Under the current conditions, investors are getting negative returns on fixed term instruments forcing market players to put pressure on the central bank to hike lending rates to ensure that they track inflation.

Sources within the financial sector told this publication that there had been requests to recall cash investments as the rates that are currently obtaining are not favourable.

“Some of the clients who had invested in fixed term instruments are recalling their portfolios. The biggest challenge, however is that the local market is illiquid at the moment,” said a source within the banking sector.

In his Monetary Policy Statement , the RBZ said the banking system only held $1,8 billion in RTGS balances.

There are also calls for the central bank to issue inflation-linked bonds, similar to the savings bond, to cushion investors.

Some investors say they are less worried about devaluation and more concerned by inflation.

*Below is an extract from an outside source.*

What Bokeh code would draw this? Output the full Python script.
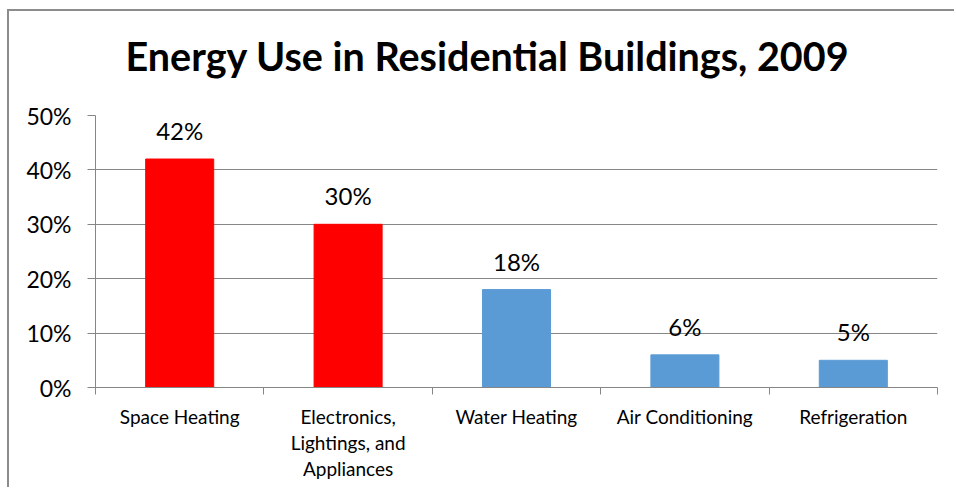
from bokeh.plotting import figure
from bokeh.models import FixedTicker, NumeralTickFormatter, ColumnDataSource, Title
from bokeh.core.properties import value
from bokeh.embed import file_html
from bokeh.resources import INLINE

categories = ["Space Heating", "Electronics,\nLightings, and\nAppliances", "Water Heating",
              "Air Conditioning", "Refrigeration"]
shares = [0.42, 0.30, 0.18, 0.06, 0.05]
share_labels = ["42%", "30%", "18%", "6%", "5%"]
bar_colors = ["#FF0000", "#FF0000", "#5B9BD5", "#5B9BD5", "#5B9BD5"]
y_ticks = [0, 0.1, 0.2, 0.3, 0.4, 0.5]
title_text = "Energy Use in Residential Buildings, 2009"

FONT = "Lato"
GRAY = "#868686"
OX, OY = 9, 11  # offset of the canvas (margin + border)
W, H = 956 - OX, 489 - OY

centers = [i + 0.5 for i in range(len(categories))]
bounds = [float(i) for i in range(len(categories) + 1)]

src = ColumnDataSource(dict(x=centers, top=shares, color=bar_colors, lab=share_labels))

p = figure(width=W, height=H, x_range=(0, len(categories)), y_range=(0, 0.5),
           output_backend="svg", toolbar_location=None,
           min_border_left=95 - OX, min_border_right=19, min_border_top=115 - OY,
           min_border_bottom=H - (115 - OY) - 272)
p.margin = (9, 0, 0, 7)
p.styles = {"border-left": "2px solid #8c8c8c", "border-top": "2px solid #8c8c8c"}
p.outline_line_color = None
p.background_fill_color = "white"
p.border_fill_color = "white"

p.title.text = title_text
p.title.align = "left"
p.title.offset = 30
p.title.text_font = FONT
p.title.text_font_style = "bold"
p.title.text_font_size = "39.5px"
p.title.text_color = "black"

# spacer between title and plot area
p.add_layout(Title(text=" ", text_font_size="12px", standoff=16), "above")

p.vbar(x="x", top="top", width=0.404, color="color", source=src)
p.text(x="x", y="top", text="lab", source=src, y_offset=-14, text_align="center",
       text_baseline="bottom", text_font=value(FONT), text_font_size="24px", text_color="black")

# y axis
p.yaxis.ticker = FixedTicker(ticks=y_ticks)
p.yaxis.formatter = NumeralTickFormatter(format="0%")
p.yaxis.major_tick_out = 8
p.yaxis.major_tick_in = 0
p.yaxis.minor_tick_out = 0
p.yaxis.minor_tick_in = 0
p.yaxis.axis_line_color = GRAY
p.yaxis.major_tick_line_color = GRAY
p.yaxis.major_label_text_font = FONT
p.yaxis.major_label_text_font_size = "23px"
p.yaxis.major_label_text_color = "black"
p.yaxis.major_label_standoff = 16

# x axis
p.xaxis.ticker = FixedTicker(ticks=centers, minor_ticks=bounds)
p.xaxis.major_label_overrides = {c: lab for c, lab in zip(centers, categories)}
p.xaxis.major_tick_out = 0
p.xaxis.major_tick_in = 0
p.xaxis.minor_tick_out = 7
p.xaxis.minor_tick_in = 0
p.xaxis.minor_tick_line_color = GRAY
p.xaxis.axis_line_color = GRAY
p.xaxis.major_label_text_font = FONT
p.xaxis.major_label_text_font_size = "19px"
p.xaxis.major_label_text_color = "black"
p.xaxis.major_label_standoff = 10
p.xaxis.major_label_text_line_height = 1.15

p.xgrid.grid_line_color = None
p.ygrid.grid_line_color = GRAY
p.ygrid.grid_line_width = 1

open("out.html", "w").write(file_html(p, INLINE))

However, RBZ governor John Mangudya last week said the central bank was in the process of developing an overnight facility which will determine the interest rates.

RBZ plans to restore its lender of last resort function through the reintroduction of the overnight accommodation window to provide liquidity support to banks. The interest rate that will be applied in providing the overnight liquidity support, will become the base rate for setting interest rates across the financial sector.

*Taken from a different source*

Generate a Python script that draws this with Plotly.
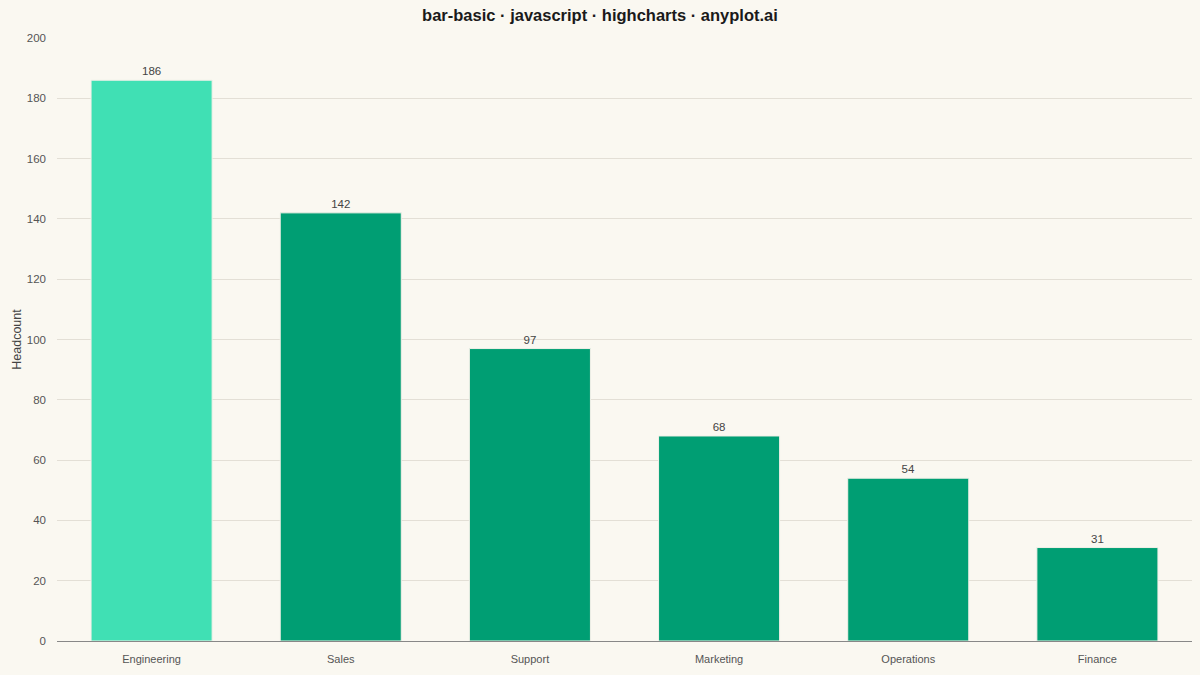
import plotly.graph_objects as go

# headcount per department
departments = ["Engineering", "Sales", "Support", "Marketing", "Operations", "Finance"]
headcount = [186, 142, 97, 68, 54, 31]
bar_colors = ["#40E0B4", "#009E73", "#009E73", "#009E73", "#009E73", "#009E73"]

BG = "#FAF8F1"

fig = go.Figure(
    go.Bar(
        x=departments,
        y=headcount,
        marker=dict(color=bar_colors, line=dict(color="#F2F0E8", width=1)),
        text=headcount,
        textposition="outside",
        cliponaxis=False,
        textfont=dict(size=11.5, color="#444444"),
        width=0.64,
        hoverinfo="x+y",
    )
)

fig.update_layout(
    width=1200,
    height=675,
    paper_bgcolor=BG,
    plot_bgcolor=BG,
    font=dict(family="Liberation Sans, Arial, sans-serif", color="#555555"),
    title=dict(
        text="<b>bar-basic · javascript · highcharts · anyplot.ai</b>",
        x=0.5,
        xanchor="center",
        y=0.978,
        yanchor="middle",
        font=dict(size=16.5, color="#1a1a1a"),
    ),
    margin=dict(l=57, r=8, t=38, b=34),
    showlegend=False,
    bargap=0.36,
)

fig.update_xaxes(
    showline=True,
    linecolor="#888888",
    linewidth=1,
    showgrid=False,
    ticks="",
    tickfont=dict(size=11, color="#555555"),
    ticklabelstandoff=8,
)
fig.update_yaxes(
    range=[0, 200],
    dtick=20,
    showgrid=True,
    gridcolor="#E3DFD6",
    gridwidth=1,
    zeroline=False,
    tickfont=dict(size=11.5, color="#555555"),
    ticklabelstandoff=10,
    title=dict(text="Headcount", font=dict(size=12.5, color="#444444"), standoff=2),
)

# drop the default page margin so the chart fills the window
fig.write_html(
    "out.html",
    config={"displayModeBar": False},
    post_script="document.body.style.margin='0';document.body.style.background='%s';" % BG,
)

“We are going to have a bank rate for interest rates. Right now some banks are cash rich, others are not as cash rich as others and they are going to be knocking on our doors. So we want to first establish an accommodation rate, which will then determine the interest rate,” Mangudya told analysts at the central bank last week.

Meanwhile in light of reduced spending from government, there are fears that the economy will slip into recession. Government spent only $100 million in December and $395 million in January compared to figures of at least $600 million since March 2018. This comes amid reports Government is not paying some of its suppliers including ZUPCO bus suppliers.

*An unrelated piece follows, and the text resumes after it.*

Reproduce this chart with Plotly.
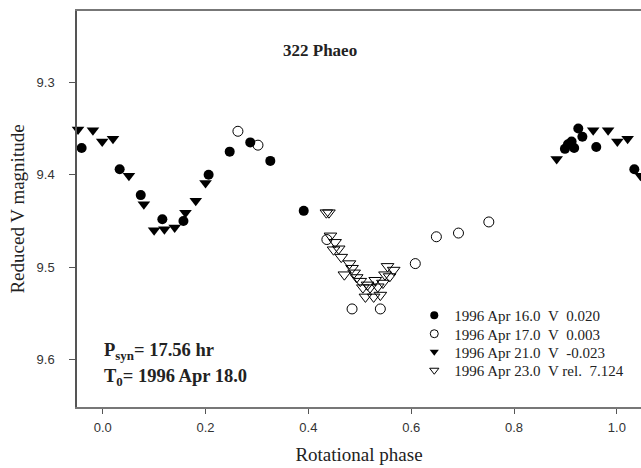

Godfrey Kanyenze, an economic analyst said the economy was heading for recession considering the current condition of the agricultural sector.

“With the current state of the agricultural sector, the economy is likely going to face some shocks,” Kanyenze said. “As you are aware, during the global financial crisis in 2008, governments had to intervene with stimulus packages, but it is different in Zimbabwe because we don’t have enough fiscal muscle to avert the situation. Therefore, the government has resorted to cutting back initiatives under the Transitional Stabilisation Programme (TSP), which is likely to worsen the recession, going forward,” said Kanyenze.

Mangudya however calmed analysts saying his bank was on top of the situation.

“Going forward we will use the money base as our control mechanism because the amount of money in the market will determine inflation and the exchange rate, we don’t want to push this economy into recession,” Mangudya said.

Economist Brains Muchemwa said the negative returns on the money market in the face of rising inflation is creating apprehension for the big investors on the money and capital markets, with those on the latter in panic mode.

“Unless the RBZ removes the cap on the lending rates, the banks are going to have to contend with restive investors wanting to switch their portfolios and that will leave a few banks with mismatched portfolios that will be very expensive to fund,” Muchemwa said.

Equally, Muchemwa said, the pressure is expected to mount on the government to be a responsible citizen and reprice its long dated TBs that have, with the statutory instrument 32 of 2019, become RTGs and therefore susceptible to massive capital erosion in the face of a bleak inflation outlook.

Economist John Roberson said the options remain limited for corporates.

“With rising inflation against lower and fixed interest rates, Government needs a quick and viable solution to attract deposits into the formal banking system.

“The inflation rate is certainly important because even TBs will become an issue and people will start demanding huge discounts on TBS,” Robertson said.

“The interest rate of government is very important and has got to change and all the banks have got to follow suit,” added Robertson.